Retype the opening lines of the data exactly, stopping after the line that contains "1.675, 1.86, 1.989];". Skip every picture.
--
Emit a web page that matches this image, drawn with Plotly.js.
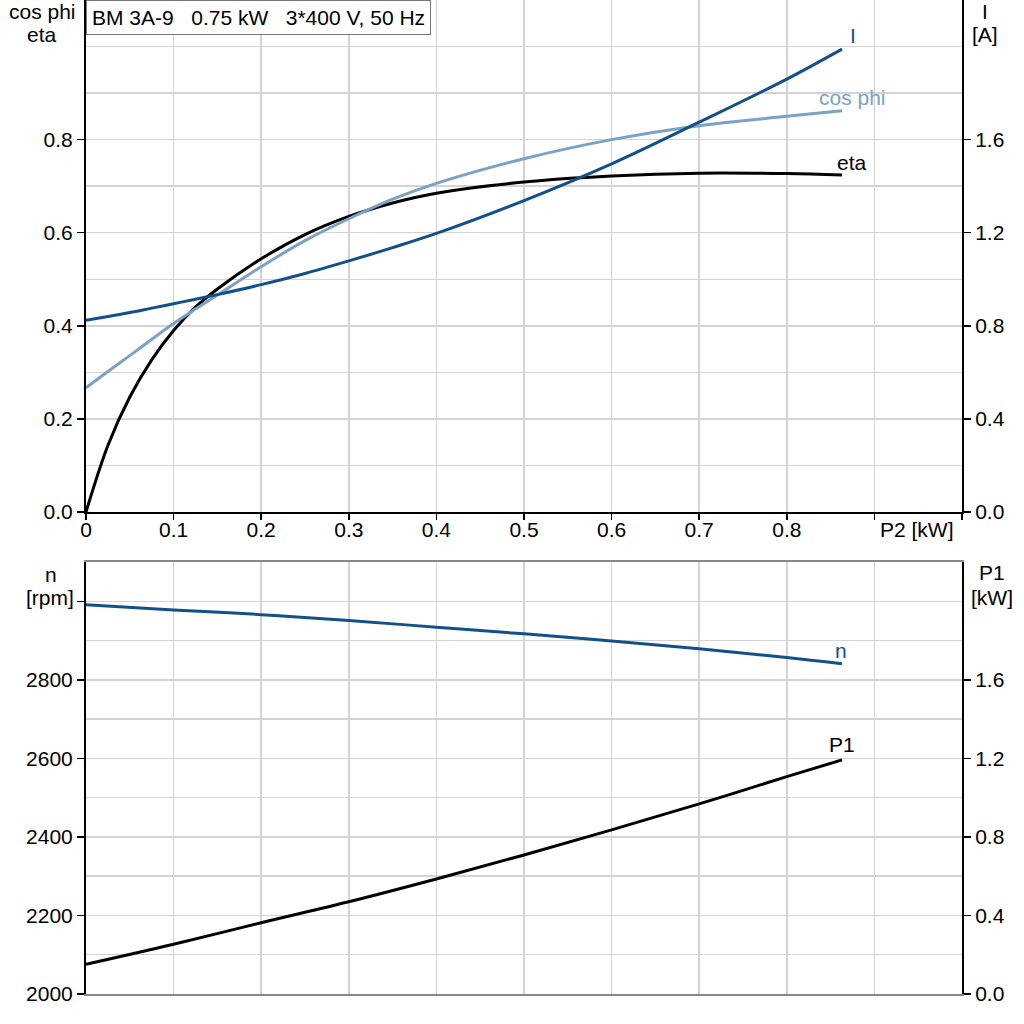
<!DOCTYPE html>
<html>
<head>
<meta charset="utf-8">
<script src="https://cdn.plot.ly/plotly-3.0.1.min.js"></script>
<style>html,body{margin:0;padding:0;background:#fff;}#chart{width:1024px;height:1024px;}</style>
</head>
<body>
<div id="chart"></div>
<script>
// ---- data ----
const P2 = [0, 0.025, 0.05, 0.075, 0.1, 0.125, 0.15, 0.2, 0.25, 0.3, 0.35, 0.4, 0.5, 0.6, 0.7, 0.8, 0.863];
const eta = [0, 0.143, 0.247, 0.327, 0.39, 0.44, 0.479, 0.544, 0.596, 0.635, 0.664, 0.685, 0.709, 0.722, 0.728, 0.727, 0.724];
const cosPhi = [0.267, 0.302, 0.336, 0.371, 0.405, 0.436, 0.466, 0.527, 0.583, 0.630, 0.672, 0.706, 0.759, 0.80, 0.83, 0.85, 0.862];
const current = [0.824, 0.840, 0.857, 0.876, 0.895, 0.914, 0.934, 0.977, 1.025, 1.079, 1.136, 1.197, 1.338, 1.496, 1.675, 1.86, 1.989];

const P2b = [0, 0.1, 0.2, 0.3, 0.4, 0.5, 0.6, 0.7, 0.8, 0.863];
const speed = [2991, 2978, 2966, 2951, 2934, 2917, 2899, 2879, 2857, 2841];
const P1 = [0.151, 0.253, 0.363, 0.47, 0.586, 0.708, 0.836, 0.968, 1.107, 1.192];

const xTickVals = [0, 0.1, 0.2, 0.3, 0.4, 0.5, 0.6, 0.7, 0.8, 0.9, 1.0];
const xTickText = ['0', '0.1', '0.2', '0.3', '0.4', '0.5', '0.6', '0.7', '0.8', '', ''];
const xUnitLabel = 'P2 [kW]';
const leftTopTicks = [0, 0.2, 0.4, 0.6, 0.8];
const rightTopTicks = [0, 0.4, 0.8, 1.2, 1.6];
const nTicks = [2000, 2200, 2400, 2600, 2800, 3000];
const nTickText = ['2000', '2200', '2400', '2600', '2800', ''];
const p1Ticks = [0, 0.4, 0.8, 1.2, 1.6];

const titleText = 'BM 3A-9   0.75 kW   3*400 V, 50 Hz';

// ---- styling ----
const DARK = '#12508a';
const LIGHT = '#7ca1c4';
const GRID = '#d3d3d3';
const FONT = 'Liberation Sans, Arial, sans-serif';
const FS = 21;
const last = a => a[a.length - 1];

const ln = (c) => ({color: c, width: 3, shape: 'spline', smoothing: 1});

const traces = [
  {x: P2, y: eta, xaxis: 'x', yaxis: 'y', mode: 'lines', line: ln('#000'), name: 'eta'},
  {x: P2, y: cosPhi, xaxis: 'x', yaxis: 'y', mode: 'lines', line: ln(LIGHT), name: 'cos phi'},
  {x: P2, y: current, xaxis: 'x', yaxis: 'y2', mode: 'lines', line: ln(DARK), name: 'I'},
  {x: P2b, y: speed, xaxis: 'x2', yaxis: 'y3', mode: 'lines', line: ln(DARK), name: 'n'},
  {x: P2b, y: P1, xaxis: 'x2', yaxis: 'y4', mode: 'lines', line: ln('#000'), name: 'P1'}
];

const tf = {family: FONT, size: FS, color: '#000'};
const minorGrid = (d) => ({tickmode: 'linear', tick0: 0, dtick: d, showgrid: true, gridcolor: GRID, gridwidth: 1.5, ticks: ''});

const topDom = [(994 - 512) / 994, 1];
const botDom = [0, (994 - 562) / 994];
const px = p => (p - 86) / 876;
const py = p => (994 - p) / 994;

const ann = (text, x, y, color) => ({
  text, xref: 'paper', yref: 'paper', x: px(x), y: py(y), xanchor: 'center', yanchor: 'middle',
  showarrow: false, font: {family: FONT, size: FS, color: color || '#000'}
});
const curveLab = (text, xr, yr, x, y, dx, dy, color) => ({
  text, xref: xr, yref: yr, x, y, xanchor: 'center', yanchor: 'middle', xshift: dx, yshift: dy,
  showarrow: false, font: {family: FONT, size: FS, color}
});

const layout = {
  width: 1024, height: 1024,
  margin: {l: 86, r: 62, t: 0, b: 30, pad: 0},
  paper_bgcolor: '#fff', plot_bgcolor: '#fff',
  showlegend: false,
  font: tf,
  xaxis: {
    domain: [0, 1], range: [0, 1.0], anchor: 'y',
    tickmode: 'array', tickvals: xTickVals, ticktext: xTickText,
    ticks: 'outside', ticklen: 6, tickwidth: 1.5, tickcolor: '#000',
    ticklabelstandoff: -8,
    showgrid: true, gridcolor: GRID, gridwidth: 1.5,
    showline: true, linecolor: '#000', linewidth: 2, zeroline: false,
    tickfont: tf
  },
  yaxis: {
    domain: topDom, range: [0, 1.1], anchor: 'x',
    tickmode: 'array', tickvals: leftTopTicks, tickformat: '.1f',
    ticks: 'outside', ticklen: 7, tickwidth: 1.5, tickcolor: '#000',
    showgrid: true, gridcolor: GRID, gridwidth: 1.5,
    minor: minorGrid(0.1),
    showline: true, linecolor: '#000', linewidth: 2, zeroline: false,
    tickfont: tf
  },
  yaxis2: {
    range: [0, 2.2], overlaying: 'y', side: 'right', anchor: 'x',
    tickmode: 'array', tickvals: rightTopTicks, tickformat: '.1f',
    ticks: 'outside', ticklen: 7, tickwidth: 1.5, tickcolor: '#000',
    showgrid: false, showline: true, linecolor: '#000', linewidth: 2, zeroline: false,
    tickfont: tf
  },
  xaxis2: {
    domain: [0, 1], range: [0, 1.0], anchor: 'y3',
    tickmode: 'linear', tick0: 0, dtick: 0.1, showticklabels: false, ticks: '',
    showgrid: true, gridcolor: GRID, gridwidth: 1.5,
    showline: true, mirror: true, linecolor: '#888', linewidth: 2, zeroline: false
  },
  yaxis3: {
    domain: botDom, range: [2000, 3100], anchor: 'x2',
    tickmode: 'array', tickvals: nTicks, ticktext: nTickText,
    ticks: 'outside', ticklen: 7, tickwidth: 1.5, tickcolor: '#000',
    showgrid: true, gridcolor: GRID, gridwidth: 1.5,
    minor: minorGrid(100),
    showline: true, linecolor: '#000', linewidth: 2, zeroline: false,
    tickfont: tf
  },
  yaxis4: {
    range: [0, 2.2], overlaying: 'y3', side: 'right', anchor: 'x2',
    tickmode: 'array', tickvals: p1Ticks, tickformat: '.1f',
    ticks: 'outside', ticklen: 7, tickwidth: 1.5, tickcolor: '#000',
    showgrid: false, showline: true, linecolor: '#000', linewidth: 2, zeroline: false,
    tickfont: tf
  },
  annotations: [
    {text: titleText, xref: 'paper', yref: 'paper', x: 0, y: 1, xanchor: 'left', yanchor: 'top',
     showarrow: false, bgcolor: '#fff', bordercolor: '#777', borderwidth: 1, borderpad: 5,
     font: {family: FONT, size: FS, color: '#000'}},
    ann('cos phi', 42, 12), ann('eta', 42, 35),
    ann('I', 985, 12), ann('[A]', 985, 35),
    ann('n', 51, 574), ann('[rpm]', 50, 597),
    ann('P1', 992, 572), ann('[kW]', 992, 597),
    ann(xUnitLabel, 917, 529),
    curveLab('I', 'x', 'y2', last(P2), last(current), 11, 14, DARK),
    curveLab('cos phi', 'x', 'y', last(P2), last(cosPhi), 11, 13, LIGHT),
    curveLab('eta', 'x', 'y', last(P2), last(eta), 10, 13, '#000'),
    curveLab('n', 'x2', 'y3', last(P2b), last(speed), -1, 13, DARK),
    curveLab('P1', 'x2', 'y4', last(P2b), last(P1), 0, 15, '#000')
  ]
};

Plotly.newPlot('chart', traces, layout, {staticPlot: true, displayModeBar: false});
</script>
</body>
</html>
--
● **EXERCISE SOLUTION**:
Emit a web page that matches this image, drawn with Plotly.js.
<!DOCTYPE html>
<html>
<head>
<meta charset="utf-8">
<script src="https://cdn.plot.ly/plotly-3.0.1.min.js"></script>
<style>html,body{margin:0;padding:0;background:#fff;}#chart{width:1024px;height:1024px;}</style>
</head>
<body>
<div id="chart"></div>
<script>
// ---- data ----
const P2 = [0, 0.025, 0.05, 0.075, 0.1, 0.125, 0.15, 0.2, 0.25, 0.3, 0.35, 0.4, 0.5, 0.6, 0.7, 0.8, 0.863];
const eta = [0, 0.143, 0.247, 0.327, 0.39, 0.44, 0.479, 0.544, 0.596, 0.635, 0.664, 0.685, 0.709, 0.722, 0.728, 0.727, 0.724];
const cosPhi = [0.267, 0.302, 0.336, 0.371, 0.405, 0.436, 0.466, 0.527, 0.583, 0.630, 0.672, 0.706, 0.759, 0.80, 0.83, 0.85, 0.862];
const current = [0.824, 0.840, 0.857, 0.876, 0.895, 0.914, 0.934, 0.977, 1.025, 1.079, 1.136, 1.197, 1.338, 1.496, 1.675, 1.86, 1.989];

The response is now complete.